Но для знающих это не может служить соблазном. Если даже закрыты Царские врата, у вас всегда могут быть в кармане молитвословы, вы всегда можете их вынуть и читать, а если вы их не вынули и не знаете этих молитв, вы можете просто молиться о том, чтобы Господь приходил в церковь, что вы вместе с Ним освящаете Святые Дары, и вы — участники этого таинства. И тогда как бы ни было в храме: пышно ли, убого ли, открыты ли Царские врата, закрыты ли, — в это время вы участники таинства.
Иногда Царские врата бывают резные, и через них немножко видно. В Древней Руси Царские врата были маленькие (в Третьяковке они есть), и священник был виден, и алтарь был весь виден; они закрывались символически. Но потом они из символа стали реальностью.
В киевском соборе Святого Владимира были сделаны такие маленькие Царские врата, низкие, до пояса, но когда я был последний раз в Киеве, я увидел, что их сняли, хотя на них была живопись Васнецова и Нестерова, и навесили такие, которые закрывают все! Несмотря на то, что это все исторические ценности, которые созданы при деятельном участии Адриана Прахова[56] и всей его команды, это все как музей! И эти врата — они тоже были бесценны, на каждом из них, по–моему, 4 или 6 картин–икон, написанных Васнецовым, не говоря о резьбе и прочем. Но, понимаете, это порочная практика, и она нас не касается.
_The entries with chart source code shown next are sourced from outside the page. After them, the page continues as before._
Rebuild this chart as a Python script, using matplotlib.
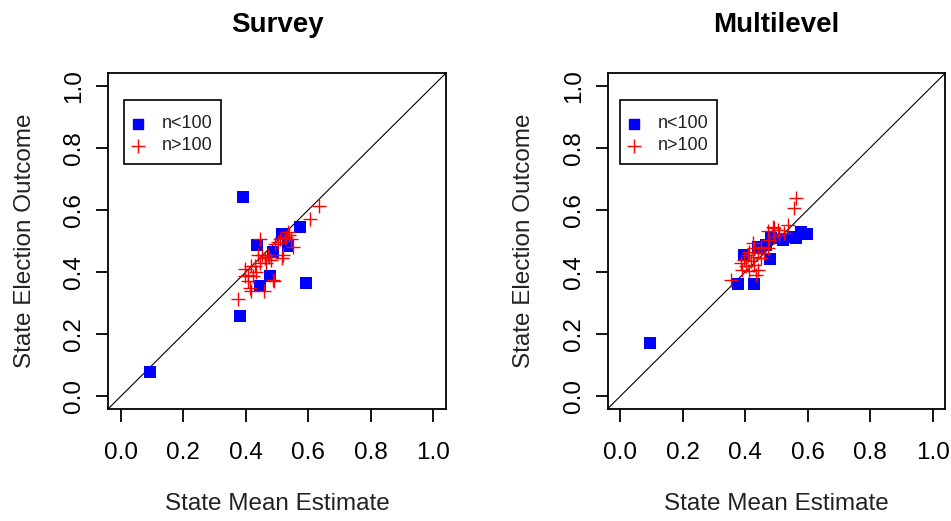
import matplotlib
matplotlib.use("Agg")
import matplotlib.pyplot as plt
from matplotlib.patches import Rectangle

plt.rcParams['font.family'] = ['Liberation Sans', 'DejaVu Sans']

# ---- data ----
survey_small_x = [0.092, 0.392, 0.380, 0.435, 0.444, 0.478, 0.487, 0.516, 0.536, 0.573, 0.592]
survey_small_y = [0.077, 0.642, 0.260, 0.486, 0.355, 0.388, 0.466, 0.521, 0.484, 0.546, 0.364]

survey_large_x = [0.374, 0.396, 0.399, 0.406, 0.412, 0.417, 0.417, 0.422, 0.433, 0.438,
                  0.444, 0.446, 0.458, 0.460, 0.464, 0.470, 0.475, 0.481, 0.486, 0.490,
                  0.502, 0.510, 0.518, 0.515, 0.525, 0.529, 0.535, 0.540, 0.545, 0.550,
                  0.606, 0.634, 0.428, 0.452, 0.494, 0.408]
survey_large_y = [0.314, 0.410, 0.386, 0.370, 0.349, 0.340, 0.418, 0.386, 0.400, 0.456,
                  0.506, 0.428, 0.338, 0.445, 0.430, 0.456, 0.448, 0.440, 0.376, 0.372,
                  0.498, 0.505, 0.456, 0.446, 0.510, 0.514, 0.528, 0.520, 0.505, 0.482,
                  0.570, 0.612, 0.420, 0.455, 0.490, 0.392]

multi_small_x = [0.096, 0.378, 0.429, 0.395, 0.480, 0.467, 0.483, 0.520, 0.552, 0.563, 0.579, 0.598, 0.440]
multi_small_y = [0.171, 0.360, 0.360, 0.456, 0.442, 0.488, 0.509, 0.504, 0.514, 0.509, 0.530, 0.523, 0.482]

multi_large_x = [0.563, 0.555, 0.536, 0.488, 0.504, 0.472, 0.509, 0.493, 0.525, 0.477,
                 0.424, 0.429, 0.451, 0.413, 0.440, 0.408, 0.424, 0.451, 0.397, 0.419,
                 0.386, 0.402, 0.429, 0.391, 0.440, 0.413, 0.435, 0.354, 0.472, 0.461, 0.493]
multi_large_y = [0.637, 0.605, 0.552, 0.546, 0.536, 0.531, 0.520, 0.514, 0.525, 0.504,
                 0.493, 0.477, 0.482, 0.466, 0.461, 0.456, 0.450, 0.445, 0.440, 0.434,
                 0.429, 0.418, 0.424, 0.408, 0.408, 0.403, 0.392, 0.376, 0.477, 0.461, 0.541]

titles = ["Survey", "Multilevel"]
ticks = [0.0, 0.2, 0.4, 0.6, 0.8, 1.0]
tick_labels = ["0.0", "0.2", "0.4", "0.6", "0.8", "1.0"]
legend_labels = ["n<100", "n>100"]

W, H = 951, 521
AX_W, AX_H = 337.4, 335.4
AX_BOTTOM_PX = 408.7
fig = plt.figure(figsize=(W / 100, H / 100), dpi=100)

panels = [
    (survey_small_x, survey_small_y, survey_large_x, survey_large_y, 108.3, 15.7),
    (multi_small_x, multi_small_y, multi_large_x, multi_large_y, 607.7, 12.3),
]

for i, (sx, sy, lx, ly, left_px, leg_off) in enumerate(panels):
    ax = fig.add_axes([left_px / W, 1 - AX_BOTTOM_PX / H, AX_W / W, AX_H / H])
    ax.set_xlim(-0.04, 1.04)
    ax.set_ylim(-0.04, 1.04)
    ax.plot([-0.04, 1.04], [-0.04, 1.04], color='black', lw=0.8, zorder=1)
    ax.scatter(sx, sy, marker='s', s=80, color='#0000ff', linewidths=0, zorder=3)
    ax.scatter(lx, ly, marker='+', s=90, color='#ff0000', linewidths=1.0, zorder=4)
    for sp in ax.spines.values():
        sp.set_linewidth(1.3)
    ax.set_xticks(ticks)
    ax.set_xticklabels(tick_labels)
    ax.set_yticks(ticks)
    ax.set_yticklabels(tick_labels, rotation=90, va='center')
    ax.tick_params(axis='both', direction='out', length=9, width=1.3, labelsize=17.5,
                   colors='black')
    ax.tick_params(axis='x', pad=15)
    ax.tick_params(axis='y', pad=7.5)
    ax.set_title(titles[i], fontsize=20, fontweight='bold', pad=30)
    ax.set_xlabel("State Mean Estimate", fontsize=17.5, labelpad=21, color='#222222')
    ax.set_ylabel("State Election Outcome", fontsize=17.5, labelpad=20, color='#222222')

    # manual legend box (R style)
    def fx(px):
        return px / AX_W

    def fy(py_from_top):
        return (AX_BOTTOM_PX - py_from_top) / AX_H

    bx0 = leg_off
    ax.add_patch(Rectangle((fx(bx0), fy(164.3)), fx(97), (164.3 - 100) / AX_H,
                           transform=ax.transAxes, facecolor='white',
                           edgecolor='black', lw=1.2, zorder=5))
    ax.plot([fx(bx0 + 13.7)], [fy(124)], marker='s', markersize=7, color='#0000ff',
            linestyle='none', transform=ax.transAxes, zorder=6)
    ax.plot([fx(bx0 + 13.7)], [fy(145.7)], marker='+', markersize=10, color='#ff0000',
            markeredgewidth=1.0, linestyle='none', transform=ax.transAxes, zorder=6)
    for lab, yy in zip(legend_labels, [124, 145.7]):
        ax.text(fx(bx0 + 37.7), fy(yy), lab, transform=ax.transAxes, fontsize=13,
                ha='left', va='center', color='#222222', zorder=6)

fig.savefig("out.png", dpi=100, facecolor='white')
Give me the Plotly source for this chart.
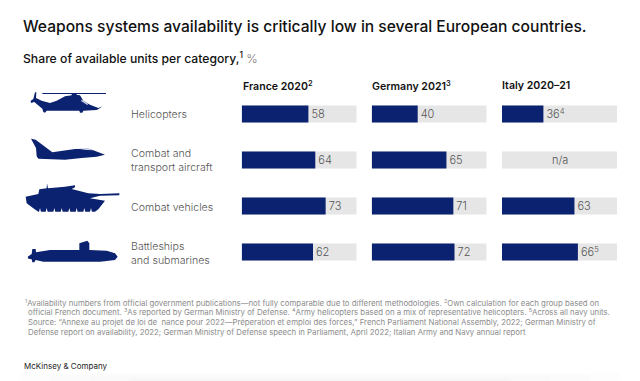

Каждый приходит в храм со своими проблемами, каждый молится о своем. Да, все мы вместе обращаемся к Богу, но уходим из церкви такими же чужими друг другу, какими пришли. Мы не становимся едины в этом общем деле.
Люди, которые приходят в храм, не могут все знать друг друга. Для этого у нас приход разделен на группы, в которых люди знают друг друга. И мы всегда стараемся, чтобы эти знающие друг друга люди причащались вместе. Сделать всех своими знакомыми, когда там собирается 200 или 300 человек, — это безнадежно.
А если придешь в «чужой» храм, то что же тогда, просто отстоять?
Если вы приходите вместе, то ваш акт осуществляется.
Нет, мне кажется, что в самой литургии, может, в литургическом тексте чего‑то не хватает… А как сделать, чтобы люди вышли из храма, даже если они не знали друг друга, более соединенными?
Нет, все там правильно, все там есть. В литургии все‑таки большой разрыв получается между теоретическим и практическим — это и создает определенное чувство.
Если совершается вековое догматическое нарушение, оно не может не сказаться в церковной жизни. Было бы очень странно, если бы оно никак не сказалось на качестве наших переживаний. Безусловно, скажется. Это ущерб. Если есть попрание… Каждая литургия в таком исполнении (я это называю оформлением) все‑таки всегда попирается. Она попирается, потому что попирается Кровь Христова. Ибо когда Господь умер, завеса Храма разодралась, чтобы показать, что больше ничего не отделяет нас от Него. А потом завесу придумали, все как бы обратно вернулось. Это обратный ход к временам ветхозаветным, когда тайна была закрыта, Бог был сокровен.
Я понимаю эту психологию, но она же не соответствует Евангелию. Я понимаю, что народу кажется, что все таинственно — все хорошо. Все хорошо, но в Евангелии — другое. Факт остается фактом… Потому и завеса разодралась. Даже те, кто не верит, что это случилось, должны быть убеждены, что в Евангелии это написано не случайно, а как символ того, что кончился период, который отделял человека от Бога непроходимой завесой. Так же как и легенда о Божией Матери, написанная в апокрифах, которую вся Церковь признает, — о введении во Храм: младенцем Ее священник взял и повел в Святая святых, куда никто не входил. Это же тоже легенда, возникшая не случайно, а чтобы показать, что отныне нет этого средостения.
Что означало «Святая святых»? В Иерусалимском храме в Святая святых люди не молились, там находились священники. Храмом, то есть местом молитвы, назывался двор, где стояли толпы людей. А внутри стояли жертвенники, светильники, лампады, и потом шла стена! А за стеной было глухое темное помещение, открытое небу, куда как бы с неба должна была сходить Божественная искра, огонь. И там стоял Ковчег, потом и Ковчега не стало.
56
Прахов Адриан Викторович (1846–1916) — русский историк искусства, археолог и художественный критик. В Киеве руководил сооружением и росписью Владимирского собора.